Kristian Lavercombe portrays Riff Raff in the current tour of the Rocky Horror Show, playing in Oxford from 13th-17th & 27th-31st December. Fyne got in touch with Kristian to discuss fans, looking haggard and Richard O’Brien…
You’re currently in Italy with the Rocky Horror tour. Is the show received differently depending on what country you’re in?
I’ve performed Rocky Horror in several different countries now and the reaction is pretty much different in all of them. In places like South Korea and Italy there is a bit of a language barrier so they might not do very many of the call-outs that have become famous with Rocky Horror, but the music stands up for itself, so we always get a warm reception wherever we go. In Korea and Singapore not that many people get dressed up, but it’s still a fun time no matter what.
Where are people craziest about it?
For me personally it’s the UK. I’ve never seen anything quite like it, where people come along dressed up and call out. Of course you don’t have to get dressed up but if people are and they’ve had a few drinks, they’re up for a good time. Really the audience in Rocky Horror is almost like a separate character.
By the time the show has left Oxford, you’ll have done over 1,200 Rocky Horror performances. Have you always been Riff Raff?
I was in a production as Brad and in a couple of smaller productions as Frank N Furter. At one stage I never really imagined playing Riff Raff because he sings incredibly high – like an Axl Rose belt. I never imagined I could sing it. Luckily somebody thought differently and got me to sing it in an audition. It came out and the rest is history I guess.
Is the Riff Raff you play now any different to the one you played when you first started doing it?
It does progress as you learn different things from the way the audience reacts. And I go under quite a transformation before I hit the stage to turn myself into Riff Raff. When I started doing it he looked a lot younger. Now I age him up quite considerably – painting on the wrinkles and just making him look far unhealthier. That’s something that has developed gradually over time and I didn’t even really notice it happening. But I look at photos from four or five years ago and compare them to now and I do look a lot more haggard.
You take a lot of photos for your Twitter of the really beautiful theatres that you’re performing in. It’s a bit weird in a way that it’s a show befitting of a smoky cabaret bar and it’s being done in all these splendorous places.
But when the lights go down it really doesn’t make any difference where you are. At the moment we’re in the amazing Il Rossetti theatre in Italy – it’s like some glorious opera house. The show looks great in there, but if we were in a car park with some scaffolding I think it would look great there too. I think that’s testament to the show.
You’ve performed in Rocky Horror with the original Riff Raff and the show’s creator, Richard O’Brien, how nervous were you for that?

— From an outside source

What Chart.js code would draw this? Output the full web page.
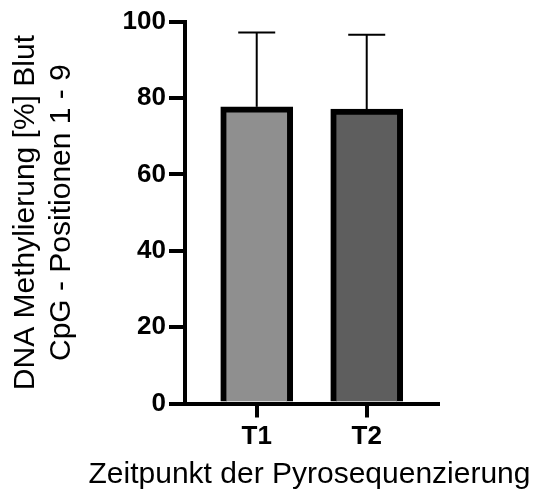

I first performed with him about four years ago in a tour of New Zealand. When I got the job I didn’t realise he was going to be joining the cast. So we were rehearsing and someone said “Oh, by the way, Richard O’Brien is coming in to play the Narrator for the New Zealand leg of the tour.” I was just beside myself. I’d grown up with Rocky Horror, I’m a huge fan, and I couldn’t quite believe my luck. I thought it would be a once in a lifetime opportunity for me, but I’ve performed with him several times since then. The first day when I had to go in and sing Riff Raff in front of him I have to admit I was very scared. When I think of Riff Raff I think of Richard O’Brien as most people do, plus he wrote the show. But when I got there I realised he was rehearsing the Narrator at the time so wasn’t really worried about what I was doing, he was just rehearsing his own stuff. He was very lovely; when you meet him you see what a wonderfully eccentric character he is – only someone like him could have written something as fabulous as Rocky Horror.
The show continues to be loved and heavily attended; do you think that will ever diminish?
Its popularity just seems to grow and grow and grow. I’m not sure if it’s explainable. It shouldn’t necessarily work but it does. And people keep on coming back for more and more and more. It takes a couple of years off touring every once in a while and then it comes back, and it still plays to sell-out crowds. I think people come along and they realise it’s a good time and buy tickets to come again which I just find amazing and brilliant.
I don’t think Richard O’Brien imagined in his wildest dreams that this show would still be going 40 years after he wrote it and that it would still be striking a chord with so many people. It was written for a three week run at the Royal Court all those years ago; 60 people saw the first show and now it’s been seen by literally millions of people.
The Rocky Horror Show is at New Theatre Oxford from 13th-17th & 27th-31st December.